### What to work on
Look through the listing below for the line containing "Convert this chart to Apache ECharts code.". Copy it and each line after it up to and including the line containing "const colors = ['#0072B2', '#009E73'];", exactly, leaving out pictures.

### Dataset extract
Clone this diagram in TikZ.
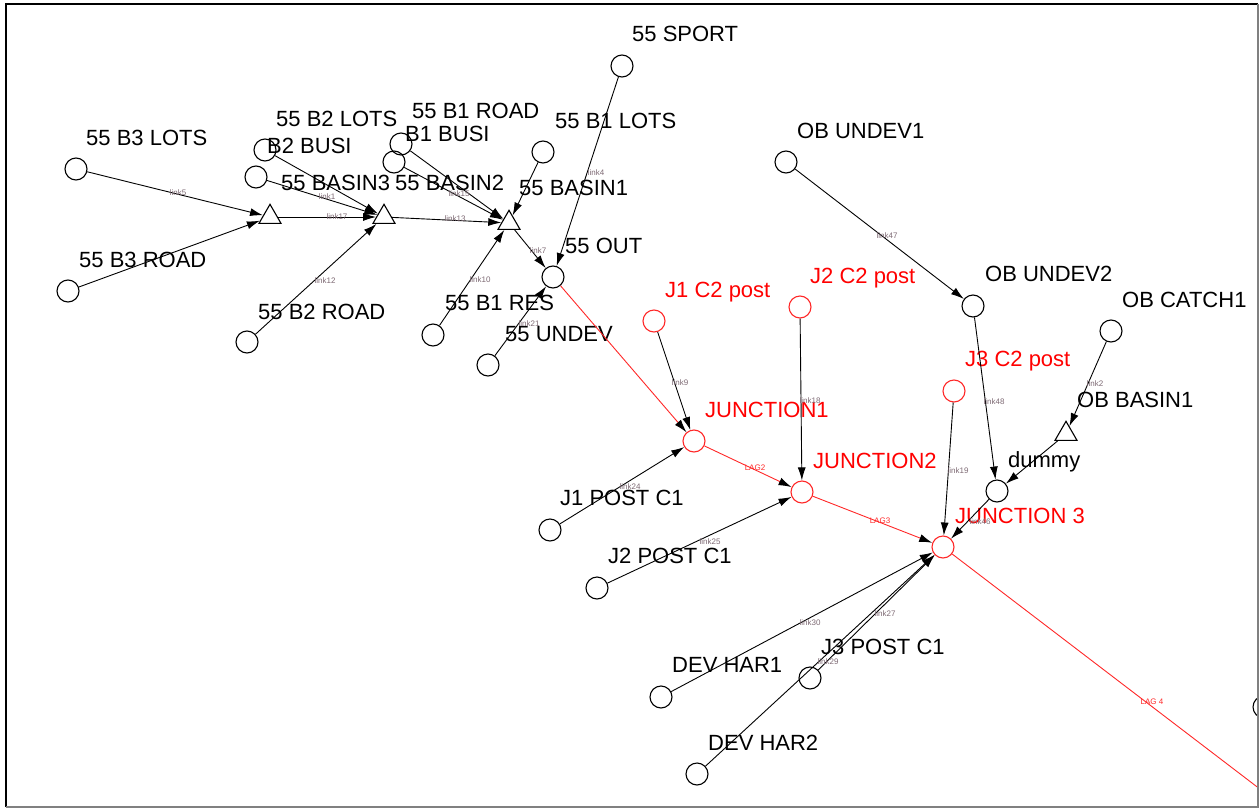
\documentclass[tikz,border=0pt]{standalone}
\usepackage{fontspec}
\setmainfont{Liberation Sans}
\usetikzlibrary{arrows.meta,shapes.geometric}
\definecolor{linkc}{RGB}{125,105,115}
\definecolor{lagred}{RGB}{255,40,40}
\begin{document}
\begin{tikzpicture}[x=1pt,y=-1pt,
 nd/.style={circle,draw=black,line width=1.1pt,minimum size=22pt,inner sep=0pt},
 rnd/.style={nd,draw=lagred},
 tri/.style={regular polygon,regular polygon sides=3,draw=black,line width=1.1pt,minimum size=25.4pt,inner sep=0pt},
 lbl/.style={anchor=base west,inner sep=0pt,font=\fontsize{22}{24}\selectfont},
 rlbl/.style={lbl,text=red},
 lklab/.style={font=\fontsize{8}{9}\selectfont,text=linkc,inner sep=0pt},
 laglab/.style={font=\fontsize{8}{9}\selectfont,text=lagred,inner sep=0pt},
 lnk/.style={draw=black,line width=0.9pt,-{Latex[length=13pt,width=8pt]}},
 rlnk/.style={draw=lagred,line width=0.9pt,-{Latex[length=13pt,width=8pt,black]}},
]
\useasboundingbox (0,0) rectangle (1259,809);
\begin{scope}
\clip (6,4) rectangle (1258,807);
% nodes
\node[nd] (b3lots) at (76,169) {};
\node[nd] (b3road) at (68,291) {};
\node[tri] (basin3) at (270,217) {};
\node[nd] (b2lots) at (265,150) {};
\node[nd] (b2busi) at (256,177) {};
\node[tri] (basin2) at (384,217) {};
\node[nd] (b1road) at (401,144) {};
\node[nd] (b1busi) at (394,162) {};
\node[nd] (b1lots) at (543,152) {};
\node[tri] (basin1) at (509,223) {};
\node[nd] (sport) at (622,66) {};
\node[nd] (out) at (553,277) {};
\node[nd] (b2road) at (247,342) {};
\node[nd] (b1res) at (433,335) {};
\node[nd] (undev) at (488,365) {};
\node[nd] (obu1) at (786,162) {};
\node[nd] (obu2) at (973,306) {};
\node[nd] (obc1) at (1111,331) {};
\node[tri] (obb1) at (1066,434) {};
\node[nd] (dummy) at (997,491) {};
\node[rnd] (j1c2) at (654,321) {};
\node[rnd] (j2c2) at (800,307) {};
\node[rnd] (j3c2) at (954,391) {};
\node[rnd] (jn1) at (694,441) {};
\node[rnd] (jn2) at (802,492) {};
\node[rnd] (jn3) at (943,547) {};
\node[nd] (j1p) at (550,530) {};
\node[nd] (j2p) at (597,588) {};
\node[nd] (dh1) at (661,697) {};
\node[nd] (dh2) at (697,774) {};
\node[nd] (j3p) at (810,678) {};
\node[nd] (rim) at (1264,707) {};
\coordinate (lag4end) at (1290,812);
% labels
\node[lbl] (t1) at (86,145) {55 B3 LOTS};
\node[lbl] (t2) at (79,267) {55 B3 ROAD};
\node[lbl] (t3) at (281,190) {55 BASIN3};
\node[lbl] (t4) at (276,126) {55 B2 LOTS};
\node[lbl] (t5) at (267,153) {B2 BUSI};
\node[lbl] (t6) at (395,190) {55 BASIN2};
\node[lbl] (t7) at (412,118) {55 B1 ROAD};
\node[lbl] (t8) at (405,141) {B1 BUSI};
\node[lbl] (t9) at (555,128) {55 B1 LOTS};
\node[lbl] (t10) at (519,195) {55 BASIN1};
\node[lbl] (t11) at (632,41) {55 SPORT};
\node[lbl] (t12) at (565,253) {55 OUT};
\node[lbl] (t13) at (258,319) {55 B2 ROAD};
\node[lbl] (t14) at (445,310) {55 B1 RES};
\node[lbl] (t15) at (505,341) {55 UNDEV};
\node[lbl] (t16) at (797,138) {OB UNDEV1};
\node[lbl] (t17) at (985,281) {OB UNDEV2};
\node[lbl] (t18) at (1122,307) {OB CATCH1};
\node[lbl] (t19) at (1077,407) {OB BASIN1};
\node[lbl] (t20) at (1008,467) {dummy};
\node[rlbl] (t21) at (665,297) {J1 C2 post};
\node[rlbl] (t22) at (810,283) {J2 C2 post};
\node[rlbl] (t23) at (965,366) {J3 C2 post};
\node[rlbl] (t24) at (705,417) {JUNCTION1};
\node[rlbl] (t25) at (813,468) {JUNCTION2};
\node[rlbl] (t26) at (955,523) {JUNCTION 3};
\node[lbl] (t27) at (560,505) {J1 POST C1};
\node[lbl] (t28) at (608,563) {J2 POST C1};
\node[lbl] (t29) at (672,672) {DEV HAR1};
\node[lbl] (t30) at (708,750) {DEV HAR2};
\node[lbl] (t31) at (821,654) {J3 POST C1};
% connectors
\draw[lnk] (b3lots) -- (basin3);
\draw[lnk] (b3road) -- (basin3);
\draw[lnk] (basin3) -- (basin2);
\draw[lnk] (b2busi) -- (basin2);
\draw[lnk] (b2lots) -- (basin2);
\draw[lnk] (b2road) -- (basin2);
\draw[lnk] (basin2) -- (basin1);
\draw[lnk] (b1busi) -- (basin1);
\draw[lnk] (b1road) -- (basin1);
\draw[lnk] (b1lots) -- (basin1);
\draw[lnk] (b1res) -- (basin1);
\draw[lnk] (basin1) -- (out);
\draw[lnk] (sport) -- (out);
\draw[lnk] (undev) -- (out);
\draw[rlnk] (out) -- (jn1);
\draw[lnk] (j1c2) -- (jn1);
\draw[lnk] (j1p) -- (jn1);
\draw[rlnk] (jn1) -- (jn2);
\draw[lnk] (j2c2) -- (jn2);
\draw[lnk] (j2p) -- (jn2);
\draw[rlnk] (jn2) -- (jn3);
\draw[lnk] (j3c2) -- (jn3);
\draw[lnk] (obu1) -- (obu2);
\draw[lnk] (obu2) -- (dummy);
\draw[lnk] (obc1) -- (obb1);
\draw[lnk] (obb1) -- (dummy);
\draw[lnk] (dummy) -- (jn3);
\draw[lnk] (dh1) -- (jn3);
\draw[lnk] (j3p) -- (jn3);
\draw[lnk] (dh2) -- (jn3);
\draw[draw=lagred,line width=0.9pt] (jn3) -- (lag4end);
% connector labels
\node[lklab] (k5) at (178,193) {link5};
\node[lklab] (k17) at (337,217) {link17};
\node[lklab] (k1) at (327,197) {link1};
\node[lklab] (k13) at (455,219) {link13};
\node[lklab] (k15) at (459,194) {link15};
\node[lklab] (k12) at (325,281) {link12};
\node[lklab] (k10) at (480,280) {link10};
\node[lklab] (k7) at (538,251) {link7};
\node[lklab] (k21) at (529,324) {link21};
\node[lklab] (k4) at (596,173) {link4};
\node[lklab] (k47) at (887,236) {link47};
\node[lklab] (k9) at (680,383) {link9};
\node[lklab] (k18) at (810,401) {link18};
\node[lklab] (k24) at (630,487) {link24};
\node[laglab] (kl2) at (755,468) {LAG2};
\node[lklab] (k25) at (710,542) {link25};
\node[laglab] (kl3) at (880,521) {LAG3};
\node[lklab] (k19) at (958,471) {link19};
\node[lklab] (k48) at (994,402) {link48};
\node[lklab] (k2) at (1095,384) {link2};
\node[lklab] (k46) at (980,522) {link46};
\node[lklab] (k30) at (810,623) {link30};
\node[lklab] (k27) at (885,614) {link27};
\node[lklab] (k29) at (828,662) {link29};
\node[laglab] (kl4) at (1152,702) {LAG 4};
\end{scope}
% frame
\draw[line width=2pt] (6,807) -- (6,4) -- (1258,4);
\draw[gray,line width=1.2pt] (1258,4) -- (1258,807) -- (6,807);
\end{tikzpicture}
\end{document}
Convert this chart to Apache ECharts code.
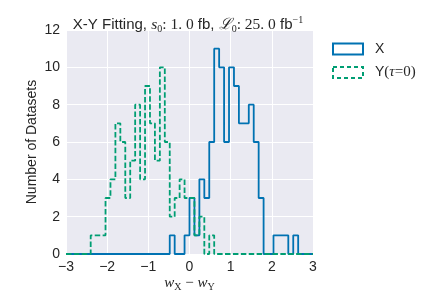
<!DOCTYPE html>
<html>
<head>
<meta charset="utf-8">
<script src="https://cdn.jsdelivr.net/npm/echarts@6/dist/echarts.min.js"></script>
<style>html,body{margin:0;padding:0;background:#fff}#c{width:436px;height:300px}</style>
</head>
<body>
<div id="c"></div>
<script>
// Histogram bins: 50 uniform bins over [-3, 3]
const binLow = -3;
const binHigh = 3;
const nBins = 50;
// counts per bin
const countsX = [0,0,0,0,0,0,0,0,0,0, 0,0,0,0,0,0,0,0,0,0, 0,1,0,0,1,3,1,4,3,6, 11,10,6,10,9,7,7,8,6,3, 0,0,1,1,1,0,1,0,0,0];
const countsY = [0,0,0,0,0,1,1,1,3,4, 7,6,3,5,8,4,9,7,5,10, 6,2,3,4,3,3,1,2,0,1, 0,0,0,0,0,0,0,0,0,0, 0,0,0,0,0,0,0,0,0,0];
const xTicks = [-3,-2,-1,0,1,2,3];
const yTicks = [0,2,4,6,8,10,12];
const seriesNames = ['X', 'Y(τ=0)'];
const colors = ['#0072B2', '#009E73'];

const width = (binHigh - binLow) / nBins;
function stepData(counts) {
  const pts = [];
  for (let k = 0; k < counts.length; k++) pts.push([+(binLow + k * width).toFixed(4), counts[k]]);
  pts.push([binHigh, counts[counts.length - 1]]);
  return pts;
}
const fam = 'Liberation Sans, Arial, sans-serif';
const serif = 'Liberation Serif, DejaVu Serif, serif';
const txt = '#262626';
const chart = echarts.init(document.getElementById('c'), null, {renderer: 'canvas'});
chart.setOption({
  animation: false,
  backgroundColor: '#ffffff',
  title: {
    text: 'X-Y Fitting, {i|s}{sub|0}{m|: 1. 0} fb, {L|ℒ}{sub|0}{m|: 25. 0} fb{sup|−1}',
    left: 183, top: 10, textAlign: 'center',
    textStyle: {
      fontFamily: fam, fontSize: 15, fontWeight: 'normal', color: txt, lineHeight: 19,
      rich: {
        i: {fontFamily: serif, fontStyle: 'italic', fontSize: 15.5, color: txt, lineHeight: 19},
        m: {fontFamily: serif, fontSize: 15.5, color: txt, lineHeight: 19},
        L: {fontFamily: serif, fontStyle: 'italic', fontSize: 15.5, color: txt, lineHeight: 19},
        sub: {fontFamily: serif, fontSize: 10, color: txt, lineHeight: 10, verticalAlign: 'bottom'},
        sup: {fontFamily: serif, fontSize: 10, color: txt, lineHeight: 10, verticalAlign: 'top'}
      }
    }
  },
  legend: {
    orient: 'vertical', left: 327, top: 37,
    itemWidth: 30, itemHeight: 11, itemGap: 9, icon: 'rect',
    textStyle: {fontFamily: fam, fontSize: 14, color: txt, padding: [0, 0, 0, 7],
      rich: {
        m: {fontFamily: serif, fontSize: 15, color: txt},
        i: {fontFamily: serif, fontStyle: 'italic', fontSize: 15, color: txt}
      }},
    formatter: name => name === 'X' ? 'X' : 'Y{m|(}{i|τ}{m|=0)}',
    data: [
      {name: seriesNames[0], itemStyle: {color: 'rgba(0,0,0,0)', borderColor: colors[0], borderWidth: 2}},
      {name: seriesNames[1], itemStyle: {color: 'rgba(0,0,0,0)', borderColor: colors[1], borderWidth: 2, borderType: [4, 3]}}
    ]
  },
  grid: {left: 66, right: 123, top: 30, bottom: 46, show: true, backgroundColor: '#EAEAF2', borderWidth: 0},
  xAxis: {
    type: 'value', min: -3, max: 3, interval: 1,
    axisLine: {show: false}, axisTick: {show: false},
    splitLine: {show: true, lineStyle: {color: '#ffffff', width: 1}},
    axisLabel: {fontFamily: fam, fontSize: 14, color: txt, margin: 6,
      formatter: v => String(v).replace('-', '−')},
    name: '{w|w}{s|X}{m| − }{w|w}{s|Y}', nameLocation: 'middle', nameGap: 20, nameMoveOverlap: false,
    nameTextStyle: {
      rich: {
        w: {fontFamily: serif, fontStyle: 'italic', fontSize: 15, color: txt, lineHeight: 18},
        m: {fontFamily: serif, fontSize: 15, color: txt, lineHeight: 18},
        s: {fontFamily: serif, fontSize: 10, color: txt, lineHeight: 10, verticalAlign: 'bottom'}
      }
    }
  },
  yAxis: {
    type: 'value', min: 0, max: 12, interval: 2,
    axisLine: {show: false}, axisTick: {show: false},
    splitLine: {show: true, lineStyle: {color: '#ffffff', width: 1}},
    axisLabel: {fontFamily: fam, fontSize: 14, color: txt, margin: 6},
    name: 'Number of Datasets', nameLocation: 'middle', nameGap: 27, nameMoveOverlap: false,
    nameTextStyle: {fontFamily: fam, fontSize: 14, color: txt}
  },
  series: [
    {name: seriesNames[0], type: 'line', step: 'end', showSymbol: false, symbol: 'none',
     data: stepData(countsX), lineStyle: {color: colors[0], width: 1.8}, itemStyle: {color: colors[0]}, z: 2},
    {name: seriesNames[1], type: 'line', step: 'end', showSymbol: false, symbol: 'none',
     data: stepData(countsY), lineStyle: {color: colors[1], width: 1.8, type: [5.5, 2.4]}, itemStyle: {color: colors[1]}, z: 3}
  ]
});
</script>
</body>
</html>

### Exercise answer
Convert this chart to Apache ECharts code.
<!DOCTYPE html>
<html>
<head>
<meta charset="utf-8">
<script src="https://cdn.jsdelivr.net/npm/echarts@6/dist/echarts.min.js"></script>
<style>html,body{margin:0;padding:0;background:#fff}#c{width:436px;height:300px}</style>
</head>
<body>
<div id="c"></div>
<script>
// Histogram bins: 50 uniform bins over [-3, 3]
const binLow = -3;
const binHigh = 3;
const nBins = 50;
// counts per bin
const countsX = [0,0,0,0,0,0,0,0,0,0, 0,0,0,0,0,0,0,0,0,0, 0,1,0,0,1,3,1,4,3,6, 11,10,6,10,9,7,7,8,6,3, 0,0,1,1,1,0,1,0,0,0];
const countsY = [0,0,0,0,0,1,1,1,3,4, 7,6,3,5,8,4,9,7,5,10, 6,2,3,4,3,3,1,2,0,1, 0,0,0,0,0,0,0,0,0,0, 0,0,0,0,0,0,0,0,0,0];
const xTicks = [-3,-2,-1,0,1,2,3];
const yTicks = [0,2,4,6,8,10,12];
const seriesNames = ['X', 'Y(τ=0)'];
const colors = ['#0072B2', '#009E73'];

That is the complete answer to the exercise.